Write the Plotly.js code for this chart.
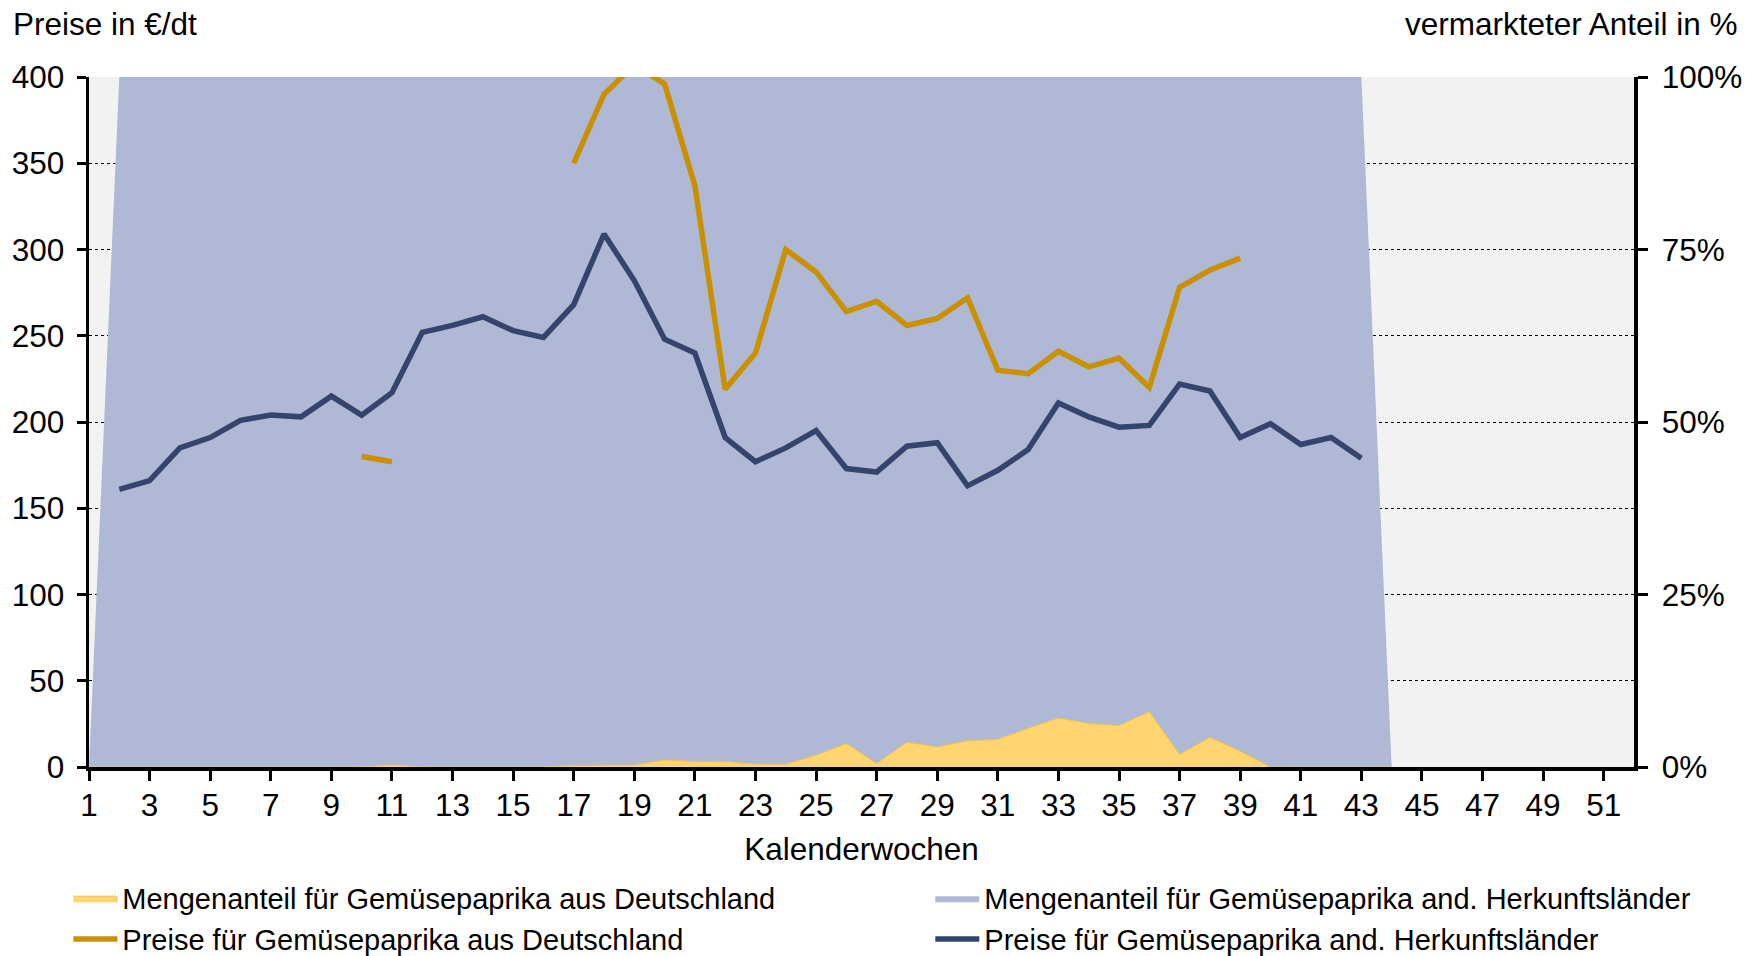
<!DOCTYPE html>
<html>
<head>
<meta charset="utf-8">
<script src="https://cdn.plot.ly/plotly-3.0.1.min.js"></script>
<style>html,body{margin:0;padding:0;background:#fff;}#chart{width:1752px;height:956px;}</style>
</head>
<body>
<div id="chart"></div>
<script>
// Calendar weeks
const weeks = Array.from({length: 52}, (_, i) => i + 1);
const areaWeeks = weeks.slice(0, 44); // weeks 1..44
const xTickVals = [1,3,5,7,9,11,13,15,17,19,21,23,25,27,29,31,33,35,37,39,41,43,45,47,49,51];

// Share of German bell peppers (%), weeks 1..44
const shareGermany = [0,0,0,0,0,0,0,0,0,0, 0.3,0,0,0,0,0,0.2,0.3,0.3,1.0,
  0.8,0.8,0.4,0.4,1.7,3.4,0.5,3.6,2.9,3.8, 4.0,5.6,7.1,6.3,6.0,8.0,1.8,4.3,2.3,0,
  0,0,0,0];
// Share of other origins (%), weeks 1..44
const shareOther = [0,100,100,100,100,100,100,100,100,100, 99.7,100,100,100,100,100,99.8,99.7,99.7,99.0,
  99.2,99.2,99.6,99.6,98.3,96.6,99.5,96.4,97.1,96.2, 96.0,94.4,92.9,93.7,94.0,92.0,98.2,95.7,97.7,100,
  100,100,100,0];

// Prices in EUR/dt, weeks 1..52
const priceGermany = [null,null,null,null,null,null,null,null,null,180, 177,null,null,null,null,null,350,390,407,396,
  337,219,240,300,287,264,270,256,260,272, 230,228,241,232,237,220,278,288,295,null,
  null,null,null,null,null,null,null,null,null,null, null,null];
const priceOther = [null,161,166,185,191,201,204,203,215,204, 217,252,256,261,253,249,268,309,282,248,
  240,191,177,185,195,173,171,186,188,163, 172,184,211,203,197,198,222,218,191,199,
  187,191,179,null,null,null,null,null,null,null, null,null];

const labels = {
  areaDE: 'Mengenanteil für Gemüsepaprika aus Deutschland',
  areaOther: 'Mengenanteil für Gemüsepaprika and. Herkunftsländer',
  priceDE: 'Preise für Gemüsepaprika aus Deutschland',
  priceOther: 'Preise für Gemüsepaprika and. Herkunftsländer'
};

const FONT = 'Arial, "Liberation Sans", sans-serif';
const FS = 31.5;

const traces = [
  {x: areaWeeks, y: shareGermany, name: labels.areaDE, type: 'scatter', mode: 'lines',
   stackgroup: 'share', fillcolor: '#FFD56F', line: {color: '#F3C24A', width: 1},
   xaxis: 'x', yaxis: 'y', legend: 'legend', legendgroup: 'a', hoverinfo: 'skip'},
  {x: areaWeeks, y: shareOther, name: labels.areaOther, type: 'scatter', mode: 'lines',
   stackgroup: 'share', fillcolor: '#AFB9D6', line: {color: '#AFB9D6', width: 0},
   xaxis: 'x', yaxis: 'y', legend: 'legend2', legendgroup: 'b', hoverinfo: 'skip'},
  {x: weeks, y: priceGermany, name: labels.priceDE, type: 'scatter', mode: 'lines',
   line: {color: '#C99000', width: 5.5}, connectgaps: false,
   xaxis: 'x', yaxis: 'y2', legend: 'legend', legendgroup: 'c'},
  {x: weeks, y: priceOther, name: labels.priceOther, type: 'scatter', mode: 'lines',
   line: {color: '#34446C', width: 5.5}, connectgaps: false,
   xaxis: 'x', yaxis: 'y2', legend: 'legend2', legendgroup: 'd'}
];

const layout = {
  width: 1752, height: 956,
  margin: {l: 89, r: 118, t: 77, b: 189, pad: 0, autoexpand: false},
  paper_bgcolor: '#FFFFFF',
  plot_bgcolor: '#F2F2F2',
  font: {family: FONT, size: FS, color: '#000'},
  showlegend: true,
  xaxis: {
    range: [1, 52], tickvals: xTickVals, showgrid: false, zeroline: false,
    showline: true, linecolor: '#000', linewidth: 3.5,
    ticks: 'outside', ticklen: 10, tickwidth: 3, tickcolor: '#000',
    tickfont: {size: FS}, ticklabelstandoff: -2, tickangle: 0,
    title: {text: 'Kalenderwochen', font: {size: FS}, standoff: 16},
    automargin: false, fixedrange: true
  },
  yaxis: {
    range: [0, 100], side: 'right', tickvals: [0,25,50,75,100],
    ticktext: ['0%','25%','50%','75%','100%'],
    showgrid: false, zeroline: false,
    showline: true, linecolor: '#000', linewidth: 3.5,
    ticks: 'outside', ticklen: 10, tickwidth: 3, tickcolor: '#000',
    tickfont: {size: FS}, ticklabelstandoff: 8,
    automargin: false, fixedrange: true
  },
  yaxis2: {
    range: [0, 400], overlaying: 'y', side: 'left', dtick: 50, tick0: 0,
    showgrid: true, gridcolor: '#000', gridwidth: 1, griddash: 'dot', zeroline: false,
    showline: true, linecolor: '#000', linewidth: 3.5,
    ticks: 'outside', ticklen: 9, tickwidth: 3, tickcolor: '#000',
    tickfont: {size: FS}, ticklabelstandoff: 6,
    automargin: false, fixedrange: true
  },
  legend: {
    xref: 'container', yref: 'container', x: 0.039, y: 0.087, xanchor: 'left', yanchor: 'top',
    orientation: 'v', bgcolor: 'rgba(0,0,0,0)', borderwidth: 0,
    font: {size: 29}, itemwidth: 44, tracegroupgap: 5, traceorder: 'normal'
  },
  legend2: {
    xref: 'container', yref: 'container', x: 0.531, y: 0.087, xanchor: 'left', yanchor: 'top',
    orientation: 'v', bgcolor: 'rgba(0,0,0,0)', borderwidth: 0,
    font: {size: 29}, itemwidth: 44, tracegroupgap: 5, traceorder: 'normal'
  },
  annotations: [
    {text: 'Preise in €/dt', xref: 'paper', yref: 'paper', x: -0.0503, y: 1.077,
     xanchor: 'left', yanchor: 'middle', showarrow: false, font: {size: FS}},
    {text: 'vermarkteter Anteil in %', xref: 'paper', yref: 'paper', x: 1.0689, y: 1.077,
     xanchor: 'right', yanchor: 'middle', showarrow: false, font: {size: FS}}
  ]
};

Plotly.newPlot('chart', traces, layout, {staticPlot: true, displayModeBar: false});
</script>
</body>
</html>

◆ Written instruction ◆
Pick out and copy the lines of the material that include the word "chart".

◆ Response to the task ◆
Write the Plotly.js code for this chart.
<style>html,body{margin:0;padding:0;background:#fff;}#chart{width:1752px;height:956px;}</style>
<div id="chart"></div>
Plotly.newPlot('chart', traces, layout, {staticPlot: true, displayModeBar: false});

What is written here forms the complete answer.